Restate, exactly and without pictures, the lines from the start of the listing below through the line holding "const drawdownTicks = [0, 2, 4, 6, 8, 10, 12, 14];".

········

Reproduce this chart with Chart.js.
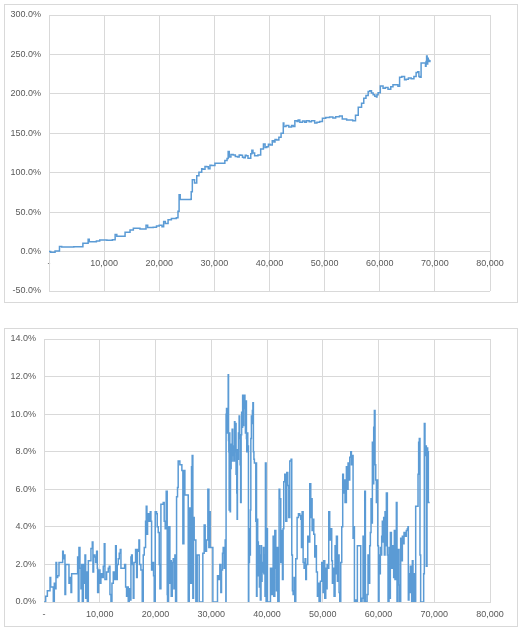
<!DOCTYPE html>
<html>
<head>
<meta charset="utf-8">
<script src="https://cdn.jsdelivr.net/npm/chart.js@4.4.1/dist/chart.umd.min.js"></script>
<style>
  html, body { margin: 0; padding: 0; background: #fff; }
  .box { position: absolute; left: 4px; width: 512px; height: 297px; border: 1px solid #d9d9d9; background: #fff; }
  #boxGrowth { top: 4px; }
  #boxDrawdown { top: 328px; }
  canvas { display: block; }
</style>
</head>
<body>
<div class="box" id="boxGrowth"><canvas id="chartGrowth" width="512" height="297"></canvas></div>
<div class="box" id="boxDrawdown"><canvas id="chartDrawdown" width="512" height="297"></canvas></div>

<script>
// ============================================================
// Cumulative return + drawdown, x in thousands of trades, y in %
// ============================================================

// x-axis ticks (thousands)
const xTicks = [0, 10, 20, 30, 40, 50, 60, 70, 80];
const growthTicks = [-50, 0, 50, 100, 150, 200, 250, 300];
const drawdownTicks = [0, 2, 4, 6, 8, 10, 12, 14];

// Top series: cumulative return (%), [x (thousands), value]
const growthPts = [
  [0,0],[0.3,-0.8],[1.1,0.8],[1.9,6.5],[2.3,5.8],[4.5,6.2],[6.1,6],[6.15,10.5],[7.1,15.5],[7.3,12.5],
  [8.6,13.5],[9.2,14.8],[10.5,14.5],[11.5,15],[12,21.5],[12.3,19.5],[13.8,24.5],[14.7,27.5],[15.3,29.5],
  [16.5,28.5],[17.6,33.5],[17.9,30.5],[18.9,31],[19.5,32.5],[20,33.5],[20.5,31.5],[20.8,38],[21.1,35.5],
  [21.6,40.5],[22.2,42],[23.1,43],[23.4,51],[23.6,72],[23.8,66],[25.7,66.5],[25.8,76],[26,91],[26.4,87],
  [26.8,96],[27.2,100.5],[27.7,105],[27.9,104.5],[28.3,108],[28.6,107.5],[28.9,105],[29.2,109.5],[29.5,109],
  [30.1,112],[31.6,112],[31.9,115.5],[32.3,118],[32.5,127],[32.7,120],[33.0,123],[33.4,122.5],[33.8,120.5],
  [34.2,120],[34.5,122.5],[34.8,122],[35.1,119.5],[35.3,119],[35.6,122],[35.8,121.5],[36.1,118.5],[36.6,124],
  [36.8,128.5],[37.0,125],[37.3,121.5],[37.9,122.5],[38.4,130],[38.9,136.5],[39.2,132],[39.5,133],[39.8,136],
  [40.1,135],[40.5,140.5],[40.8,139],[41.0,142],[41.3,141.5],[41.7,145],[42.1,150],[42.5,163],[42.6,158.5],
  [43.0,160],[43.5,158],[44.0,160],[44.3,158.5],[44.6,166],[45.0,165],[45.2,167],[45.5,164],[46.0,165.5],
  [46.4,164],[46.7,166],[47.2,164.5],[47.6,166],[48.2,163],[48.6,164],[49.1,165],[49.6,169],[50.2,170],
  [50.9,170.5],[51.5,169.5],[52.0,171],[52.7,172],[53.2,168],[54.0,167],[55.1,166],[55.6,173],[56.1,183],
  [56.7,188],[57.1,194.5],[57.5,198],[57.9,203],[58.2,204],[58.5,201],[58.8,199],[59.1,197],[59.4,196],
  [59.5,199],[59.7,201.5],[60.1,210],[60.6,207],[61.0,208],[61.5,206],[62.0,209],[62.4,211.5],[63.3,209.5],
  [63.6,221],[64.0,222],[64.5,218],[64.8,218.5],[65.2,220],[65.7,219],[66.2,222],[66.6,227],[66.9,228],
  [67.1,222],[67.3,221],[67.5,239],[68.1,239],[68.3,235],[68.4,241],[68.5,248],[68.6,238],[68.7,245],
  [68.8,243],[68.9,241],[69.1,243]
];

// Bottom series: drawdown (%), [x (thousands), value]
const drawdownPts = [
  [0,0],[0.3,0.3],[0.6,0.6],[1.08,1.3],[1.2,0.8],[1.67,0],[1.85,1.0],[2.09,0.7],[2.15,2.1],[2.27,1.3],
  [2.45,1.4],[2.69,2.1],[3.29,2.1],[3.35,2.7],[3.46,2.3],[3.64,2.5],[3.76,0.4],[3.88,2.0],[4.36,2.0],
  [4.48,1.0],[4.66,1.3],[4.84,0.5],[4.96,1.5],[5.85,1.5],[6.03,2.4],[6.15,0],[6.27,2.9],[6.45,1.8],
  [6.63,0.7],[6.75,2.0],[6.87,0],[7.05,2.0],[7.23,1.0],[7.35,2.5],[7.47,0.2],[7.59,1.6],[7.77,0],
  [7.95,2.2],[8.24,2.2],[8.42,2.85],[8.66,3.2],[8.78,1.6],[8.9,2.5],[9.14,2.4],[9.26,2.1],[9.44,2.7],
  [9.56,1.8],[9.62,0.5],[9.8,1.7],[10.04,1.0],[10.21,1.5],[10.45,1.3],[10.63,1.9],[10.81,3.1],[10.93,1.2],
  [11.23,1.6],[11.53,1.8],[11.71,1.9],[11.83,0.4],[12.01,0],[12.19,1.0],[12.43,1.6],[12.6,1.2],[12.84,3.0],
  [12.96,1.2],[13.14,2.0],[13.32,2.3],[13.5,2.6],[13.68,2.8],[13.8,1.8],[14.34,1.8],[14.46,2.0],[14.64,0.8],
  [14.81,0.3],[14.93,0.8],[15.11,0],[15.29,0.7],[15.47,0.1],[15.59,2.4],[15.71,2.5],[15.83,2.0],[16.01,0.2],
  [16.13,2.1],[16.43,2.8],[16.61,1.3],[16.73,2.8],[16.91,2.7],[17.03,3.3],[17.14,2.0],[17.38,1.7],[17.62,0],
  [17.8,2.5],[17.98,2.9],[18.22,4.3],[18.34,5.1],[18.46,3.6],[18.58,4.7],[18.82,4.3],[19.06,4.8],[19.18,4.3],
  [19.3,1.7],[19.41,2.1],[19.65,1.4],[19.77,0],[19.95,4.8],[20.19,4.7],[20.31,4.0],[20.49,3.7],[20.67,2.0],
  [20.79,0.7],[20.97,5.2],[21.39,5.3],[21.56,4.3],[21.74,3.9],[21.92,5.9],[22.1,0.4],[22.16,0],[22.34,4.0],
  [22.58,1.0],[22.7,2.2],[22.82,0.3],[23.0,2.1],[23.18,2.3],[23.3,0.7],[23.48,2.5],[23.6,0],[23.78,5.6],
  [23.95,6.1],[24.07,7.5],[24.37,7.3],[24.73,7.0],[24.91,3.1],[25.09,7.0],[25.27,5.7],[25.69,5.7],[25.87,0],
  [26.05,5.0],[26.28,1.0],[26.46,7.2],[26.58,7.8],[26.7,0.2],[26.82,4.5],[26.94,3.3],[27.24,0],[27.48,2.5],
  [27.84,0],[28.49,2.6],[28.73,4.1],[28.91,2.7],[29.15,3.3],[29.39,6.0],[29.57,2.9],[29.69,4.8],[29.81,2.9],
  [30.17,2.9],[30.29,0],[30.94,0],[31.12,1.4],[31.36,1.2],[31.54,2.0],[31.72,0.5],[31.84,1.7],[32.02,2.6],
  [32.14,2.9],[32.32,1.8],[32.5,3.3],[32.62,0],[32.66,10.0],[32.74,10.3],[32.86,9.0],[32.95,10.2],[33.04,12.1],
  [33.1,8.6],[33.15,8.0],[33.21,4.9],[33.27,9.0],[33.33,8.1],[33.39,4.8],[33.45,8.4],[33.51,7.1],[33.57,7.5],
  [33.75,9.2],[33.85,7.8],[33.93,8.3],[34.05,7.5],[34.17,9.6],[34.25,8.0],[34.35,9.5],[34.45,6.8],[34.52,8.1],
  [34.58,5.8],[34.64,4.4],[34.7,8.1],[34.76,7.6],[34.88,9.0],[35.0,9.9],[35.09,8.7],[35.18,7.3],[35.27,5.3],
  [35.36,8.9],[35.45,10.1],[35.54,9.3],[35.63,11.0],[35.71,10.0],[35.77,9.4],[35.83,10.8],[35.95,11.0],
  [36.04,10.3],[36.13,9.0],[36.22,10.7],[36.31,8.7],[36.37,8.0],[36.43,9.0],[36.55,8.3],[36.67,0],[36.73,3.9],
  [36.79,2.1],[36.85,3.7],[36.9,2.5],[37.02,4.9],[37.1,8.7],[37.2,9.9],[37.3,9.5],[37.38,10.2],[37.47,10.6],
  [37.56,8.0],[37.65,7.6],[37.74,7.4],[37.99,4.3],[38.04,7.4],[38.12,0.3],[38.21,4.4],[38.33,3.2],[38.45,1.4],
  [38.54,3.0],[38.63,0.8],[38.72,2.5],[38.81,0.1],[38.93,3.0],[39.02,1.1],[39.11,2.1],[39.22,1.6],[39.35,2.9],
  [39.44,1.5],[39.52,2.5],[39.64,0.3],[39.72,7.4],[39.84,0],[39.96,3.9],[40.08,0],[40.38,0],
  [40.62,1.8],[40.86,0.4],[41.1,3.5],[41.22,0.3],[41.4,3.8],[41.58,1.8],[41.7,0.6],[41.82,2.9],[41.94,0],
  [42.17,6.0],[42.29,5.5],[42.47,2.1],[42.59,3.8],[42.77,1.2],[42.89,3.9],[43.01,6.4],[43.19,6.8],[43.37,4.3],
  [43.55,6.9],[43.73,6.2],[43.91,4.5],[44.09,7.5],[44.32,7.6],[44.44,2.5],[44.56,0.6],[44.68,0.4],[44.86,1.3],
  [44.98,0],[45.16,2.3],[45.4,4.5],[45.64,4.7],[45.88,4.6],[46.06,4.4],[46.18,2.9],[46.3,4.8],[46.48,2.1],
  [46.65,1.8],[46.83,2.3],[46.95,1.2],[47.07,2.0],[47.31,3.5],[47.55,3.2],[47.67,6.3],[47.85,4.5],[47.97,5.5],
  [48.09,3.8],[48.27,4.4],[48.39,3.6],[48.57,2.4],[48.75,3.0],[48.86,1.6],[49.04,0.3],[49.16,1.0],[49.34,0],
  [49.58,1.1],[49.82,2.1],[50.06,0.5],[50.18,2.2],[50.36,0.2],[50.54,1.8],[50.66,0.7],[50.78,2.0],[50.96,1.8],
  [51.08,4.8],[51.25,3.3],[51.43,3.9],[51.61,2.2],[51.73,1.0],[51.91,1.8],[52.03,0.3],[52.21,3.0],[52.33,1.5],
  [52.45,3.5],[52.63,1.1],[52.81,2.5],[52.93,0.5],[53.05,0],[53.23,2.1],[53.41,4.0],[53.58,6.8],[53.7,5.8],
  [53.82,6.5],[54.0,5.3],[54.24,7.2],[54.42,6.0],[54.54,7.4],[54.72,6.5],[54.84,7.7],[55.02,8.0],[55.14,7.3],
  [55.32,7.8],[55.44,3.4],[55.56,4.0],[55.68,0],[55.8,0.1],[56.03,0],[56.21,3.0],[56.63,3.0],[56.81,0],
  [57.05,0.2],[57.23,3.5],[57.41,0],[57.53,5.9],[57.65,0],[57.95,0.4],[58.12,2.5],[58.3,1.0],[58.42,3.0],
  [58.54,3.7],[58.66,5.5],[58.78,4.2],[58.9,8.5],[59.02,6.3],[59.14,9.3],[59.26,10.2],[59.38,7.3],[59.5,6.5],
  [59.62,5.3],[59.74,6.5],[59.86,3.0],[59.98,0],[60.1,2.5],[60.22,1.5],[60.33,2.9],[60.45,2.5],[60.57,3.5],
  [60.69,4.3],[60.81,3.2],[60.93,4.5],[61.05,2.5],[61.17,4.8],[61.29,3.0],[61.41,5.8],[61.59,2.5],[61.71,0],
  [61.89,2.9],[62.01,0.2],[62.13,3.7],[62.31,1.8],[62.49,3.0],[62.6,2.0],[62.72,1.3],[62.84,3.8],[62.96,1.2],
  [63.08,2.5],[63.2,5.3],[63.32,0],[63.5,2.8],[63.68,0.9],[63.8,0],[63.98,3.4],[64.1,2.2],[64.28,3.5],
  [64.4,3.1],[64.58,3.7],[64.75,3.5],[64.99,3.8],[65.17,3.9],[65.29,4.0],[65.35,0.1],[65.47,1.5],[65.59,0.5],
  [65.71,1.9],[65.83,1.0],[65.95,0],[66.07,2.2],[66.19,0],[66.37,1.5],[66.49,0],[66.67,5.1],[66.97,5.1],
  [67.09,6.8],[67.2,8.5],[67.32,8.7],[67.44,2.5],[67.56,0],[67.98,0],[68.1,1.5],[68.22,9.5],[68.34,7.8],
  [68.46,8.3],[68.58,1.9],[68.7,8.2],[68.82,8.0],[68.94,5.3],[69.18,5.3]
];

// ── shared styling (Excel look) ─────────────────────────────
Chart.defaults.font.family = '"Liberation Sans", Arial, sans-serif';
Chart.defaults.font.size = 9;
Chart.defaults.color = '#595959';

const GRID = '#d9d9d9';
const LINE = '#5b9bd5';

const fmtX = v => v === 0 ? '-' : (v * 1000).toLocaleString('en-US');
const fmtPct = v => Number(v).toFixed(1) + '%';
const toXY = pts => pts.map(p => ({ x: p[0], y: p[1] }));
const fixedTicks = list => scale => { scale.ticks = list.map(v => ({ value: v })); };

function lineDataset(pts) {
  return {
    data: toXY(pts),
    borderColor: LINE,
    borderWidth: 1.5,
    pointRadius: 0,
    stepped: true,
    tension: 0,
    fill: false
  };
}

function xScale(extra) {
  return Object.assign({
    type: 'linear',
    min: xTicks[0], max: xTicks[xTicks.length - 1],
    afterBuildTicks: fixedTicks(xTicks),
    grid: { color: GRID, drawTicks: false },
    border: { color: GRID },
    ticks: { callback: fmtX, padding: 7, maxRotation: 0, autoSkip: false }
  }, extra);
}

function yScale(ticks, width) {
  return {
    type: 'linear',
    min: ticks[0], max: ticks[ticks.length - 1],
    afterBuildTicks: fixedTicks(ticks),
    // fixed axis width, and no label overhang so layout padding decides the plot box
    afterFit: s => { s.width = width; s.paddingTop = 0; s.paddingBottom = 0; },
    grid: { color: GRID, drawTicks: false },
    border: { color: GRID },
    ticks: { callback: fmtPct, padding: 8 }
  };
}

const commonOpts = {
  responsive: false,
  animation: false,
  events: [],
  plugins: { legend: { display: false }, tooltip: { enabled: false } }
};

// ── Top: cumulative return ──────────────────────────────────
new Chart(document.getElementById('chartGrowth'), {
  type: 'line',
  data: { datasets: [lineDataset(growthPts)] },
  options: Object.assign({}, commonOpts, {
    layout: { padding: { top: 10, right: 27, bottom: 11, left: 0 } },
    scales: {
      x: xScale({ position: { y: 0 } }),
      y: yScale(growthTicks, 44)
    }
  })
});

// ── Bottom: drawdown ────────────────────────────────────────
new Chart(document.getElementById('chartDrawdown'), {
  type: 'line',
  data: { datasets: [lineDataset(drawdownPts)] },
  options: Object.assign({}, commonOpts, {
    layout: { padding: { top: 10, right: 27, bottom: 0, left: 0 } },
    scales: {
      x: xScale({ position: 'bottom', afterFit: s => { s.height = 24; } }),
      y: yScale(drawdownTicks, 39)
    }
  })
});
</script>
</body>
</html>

········

* _Completed task_
Reproduce this chart with Chart.js.
<!DOCTYPE html>
<html>
<head>
<meta charset="utf-8">
<script src="https://cdn.jsdelivr.net/npm/chart.js@4.4.1/dist/chart.umd.min.js"></script>
<style>
  html, body { margin: 0; padding: 0; background: #fff; }
  .box { position: absolute; left: 4px; width: 512px; height: 297px; border: 1px solid #d9d9d9; background: #fff; }
  #boxGrowth { top: 4px; }
  #boxDrawdown { top: 328px; }
  canvas { display: block; }
</style>
</head>
<body>
<div class="box" id="boxGrowth"><canvas id="chartGrowth" width="512" height="297"></canvas></div>
<div class="box" id="boxDrawdown"><canvas id="chartDrawdown" width="512" height="297"></canvas></div>

<script>
// ============================================================
// Cumulative return + drawdown, x in thousands of trades, y in %
// ============================================================

// x-axis ticks (thousands)
const xTicks = [0, 10, 20, 30, 40, 50, 60, 70, 80];
const growthTicks = [-50, 0, 50, 100, 150, 200, 250, 300];
const drawdownTicks = [0, 2, 4, 6, 8, 10, 12, 14];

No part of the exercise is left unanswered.